Granted, the problem in the watch game today, is opportunities come up thick and fast, and the time available to make decisions is rather unfavourable… we feel pressure to jump on every bandwagon that passes by, for fear of missing out. Many brands are now creating limited editions and launching special collaborations with regional retailers, or local watch collecting groups… everyone is seeking extreme exclusivity… its tough to hold fire. I get it. The key thing you ought to ask yourself is, how much is enough?

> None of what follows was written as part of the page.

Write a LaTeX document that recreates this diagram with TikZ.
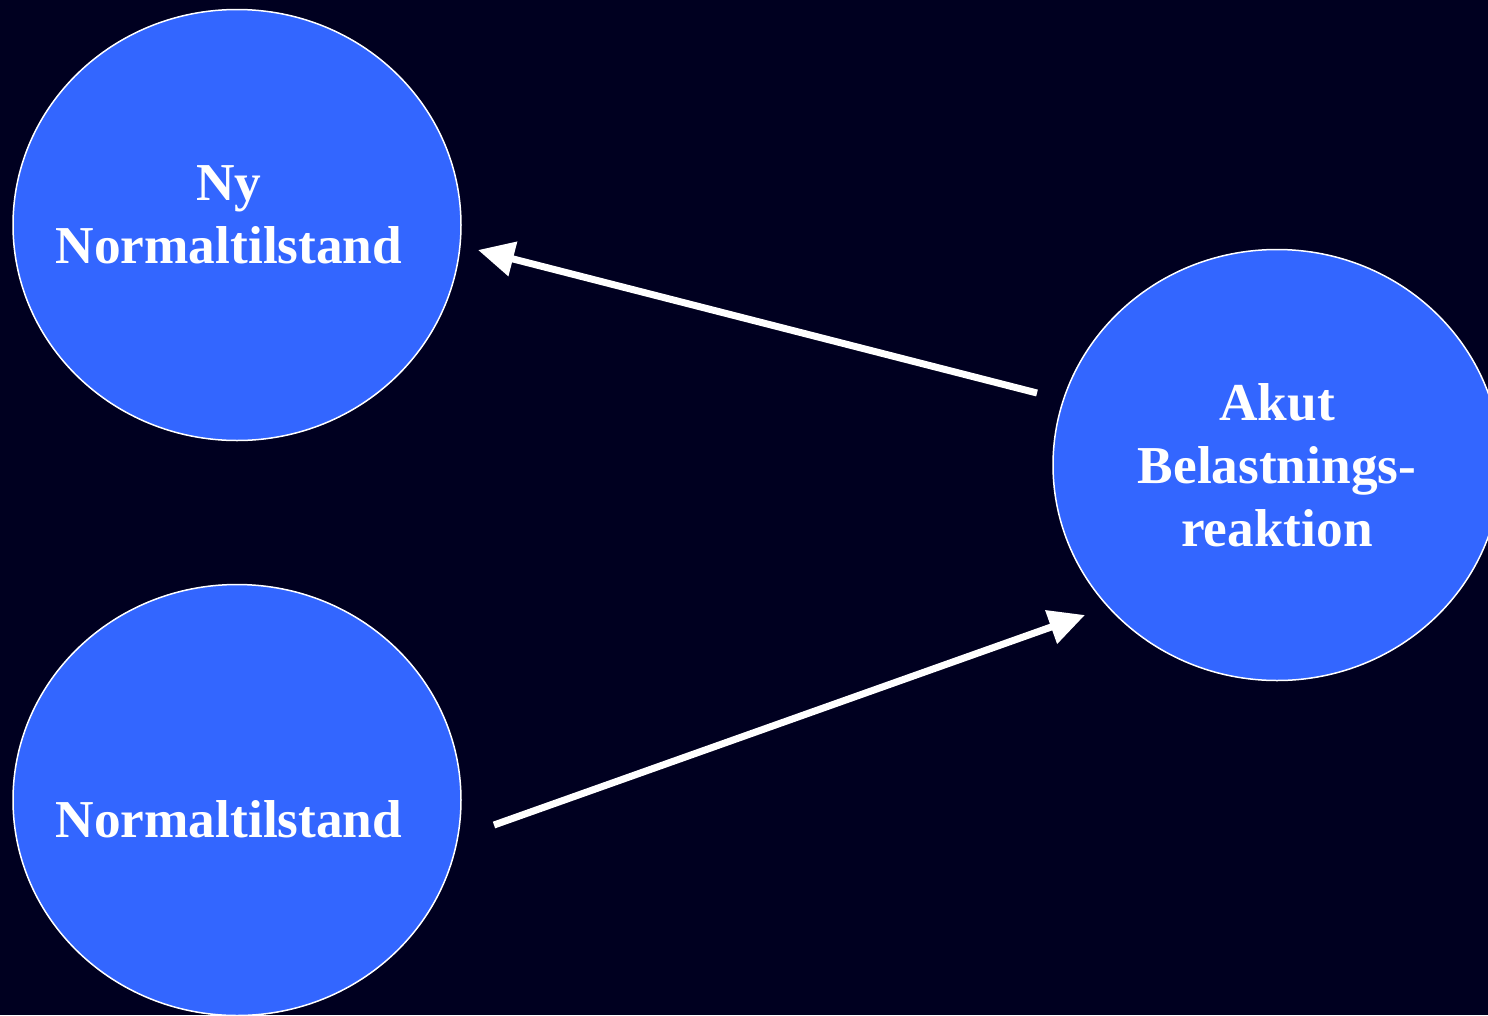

You can never have enough -and you will never have it all. Even the wealthiest and most connected collectors will have at least one elusive grail they can’t seem to land… the key here, is to maintain your sanity and collect in a sustainable way, so you can continue to enjoy the hobby in good (mental) health. If you think back to the time you weren’t a collector… this might be 20-50 years ago… what was available back then, which you could have got for a fraction of what those pieces are worth today? Do you dwell on these things? I would hope not… and so, in the same way that you missed out on certain pieces back then, you might be worried about missing out on pieces today too… to that I say: so what! Every year will have its own ‘hottest release of the year’ – and some years might be better than others, but on balance, you don’t need to have it all. Just focus on enjoying what you do have, and finding time to enjoy each new acquisition in a way that it deserves.